NAP is the biggest property company on the exchange with a P1.2 billion market cap and the Mynhardt family, who started the fund, are bullish it will help the local market with the much needed liquidity.
Head of Product Development at the BSE, Thapelo Tsheole, praised the listing saying it comes at a time when there is hunger for investment vehicles in the market, adding that it creates room to allow free float to the market in the future.
“It (the listing) comes at a good time when the appetite was high,” said Tsheole, who helped the bourse list the highly rated, Nedbank Capital’s BettaBeta ETF and NewGold ETF.
“It creates opportunities on the BSE and it gives us the chance to create a property index,” he added.
New Africa Properties makes it five the number of property listed companies that include Turnstar, Prime Time, Letlole La Rona and RDC Properties.
New African Properties Chairman, John Mynhardt, is bullish the listing of the fund will boost liquidity on the BSE.
NAP listing comes at a time when the performance of the other 4 stocks has been lacklustre with on a year-to-date basis only 10 million property shares worth P17 million being traded, which is a small percentage of the P660 million overall value of shares traded.
But the fund will have to compete for attention with the other 22 listed companies that make the BSE’s Domestic Company Index (DCI).
“It is a very proud moment for me to be here and I am well aware of lack of liquidity in the market,” Mynhardt said.
Stating his company’s road to listing, Mynhardt said they started road shows two months ago to ‘test the market’ and admitted there were frustrations as they could not feel the allotment of spaces and the BSE tough listing requirements.
“We nearly pulled the plug because we were asking ourselves what chance we had if we could not fill the private placement, but we were surprised at the last minute of the IPO—Initial Public Offering,” related the Chairman.
However, he said his team kept the midnight oil burning to comply with BSE regulations and make the listing of the company, which has been around for 50 years, a success.
New Africa Properties is listed vehicle for a portfolio of properties made up of Cash Bazaar Holdings assets, which are sprawled between Botswana and Namibia.
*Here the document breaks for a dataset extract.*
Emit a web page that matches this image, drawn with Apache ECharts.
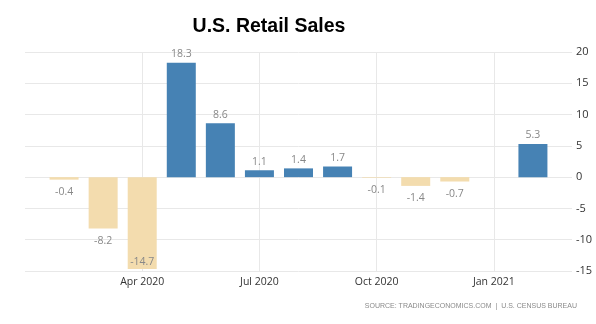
<!DOCTYPE html>
<html>
<head>
<meta charset="utf-8">
<script src="https://cdn.jsdelivr.net/npm/echarts@6/dist/echarts.min.js"></script>
<style>html,body{margin:0;padding:0;background:#fff}#c{width:596px;height:324px}</style>
</head>
<body>
<div id="c"></div>
<script>
const months = ['Jan 2020','Feb 2020','Mar 2020','Apr 2020','May 2020','Jun 2020','Jul 2020','Aug 2020','Sep 2020','Oct 2020','Nov 2020','Dec 2020','Jan 2021','Feb 2021','Mar 2021'];
const values = [null,-0.4,-8.2,-14.7,18.3,8.6,1.1,1.4,1.7,-0.1,-1.4,-0.7,null,5.3,null];
const shownLabels = ['Apr 2020','Jul 2020','Oct 2020','Jan 2021'];
const yTicks = [-15,-10,-5,0,5,10,15,20];
const titleText = 'U.S. Retail Sales';
const sourceText = 'SOURCE: TRADINGECONOMICS.COM  |  U.S. CENSUS BUREAU';

const POS = '#4682b4', NEG = '#f3dcae';
const chart = echarts.init(document.getElementById('c'), null, {renderer:'canvas'});
const dataItems = values.map(v => {
  if (v === null) return null;
  const item = {value: v, itemStyle: {color: v >= 0 ? POS : NEG}};
  if (v < 0) {
    item.label = (v < -12) ? {position: 'insideBottom', distance: 2} : {position: 'bottom', distance: 7};
  }
  return item;
});
const showIdx = i => shownLabels.indexOf(months[i]) >= 0;
chart.setOption({
  animation: false,
  backgroundColor: '#fff',
  grid: {left: 25, right: 24, top: 52, bottom: 53, containLabel: false},
  graphic: [
    {type: 'text', x: 269, y: 27, style: {text: titleText, font: 'bold 19.5px "Liberation Sans", Arial, sans-serif', fill: '#000', textAlign: 'center', textVerticalAlign: 'middle'}},
    {type: 'text', x: 577, y: 306, style: {text: sourceText, font: '7px "Liberation Sans", Arial, sans-serif', fill: '#8a8a8a', textAlign: 'right', textVerticalAlign: 'middle'}}
  ],
  xAxis: {
    type: 'category', data: months, boundaryGap: false,
    axisLine: {show: false}, axisTick: {show: false},
    axisLabel: {interval: (i) => showIdx(i), color: '#333', fontSize: 10.5, fontFamily: '"Open Sans", sans-serif', margin: 6},
    splitLine: {show: true, interval: (i) => showIdx(i), lineStyle: {color: '#e8e8e8', width: 1}}
  },
  yAxis: {
    type: 'value', position: 'right', min: yTicks[0], max: yTicks[yTicks.length-1], interval: 5,
    axisLine: {show: false}, axisTick: {show: false},
    axisLabel: {color: '#333', fontSize: 11, fontFamily: '"Open Sans", sans-serif', margin: 4},
    splitLine: {lineStyle: {color: '#e8e8e8', width: 1}}
  },
  series: [{
    type: 'bar', data: dataItems, barWidth: 29,
    label: {show: true, position: 'top', distance: 3, color: '#888', fontSize: 10.5, fontFamily: '"Open Sans", sans-serif', formatter: p => p.value.toFixed(1)}
  }]
});
</script>
</body>
</html>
The properties in NAP care include Riverwalk Mall, Kagiso Centre, Mafenyatlala Mall, Gallo Mall, Makoro Mall in Maun and Station Shopping Complex.
They have 440 leases over the 65 properties in question and the bulk of them is made up of some of the Cash Bazaar Holdings subsidiaries, such as CB Stores, Topline, Sole Shoes, Taku Taku, Furnmart and Home Corp.
The portfolio is heavily skewed towards the shopping centers but supported by office space and warehouses.
Despite Chairman bashing the BSE delays in listing the fund, Managing Director of Cash Bazaar Holdings, Tobias Mynhardt said the stock exchange’s environment that made ‘us list is fairly enabling’.
“We promise to create liquidity in the BSE,” Tobias Mynhardt said, adding the demand was huge during the IPO that was mainly driven by the Chairman’s and Furnmart track record.
At the beginning of trading on BSE, the stock was bid at P2.00 and offered at P2.20.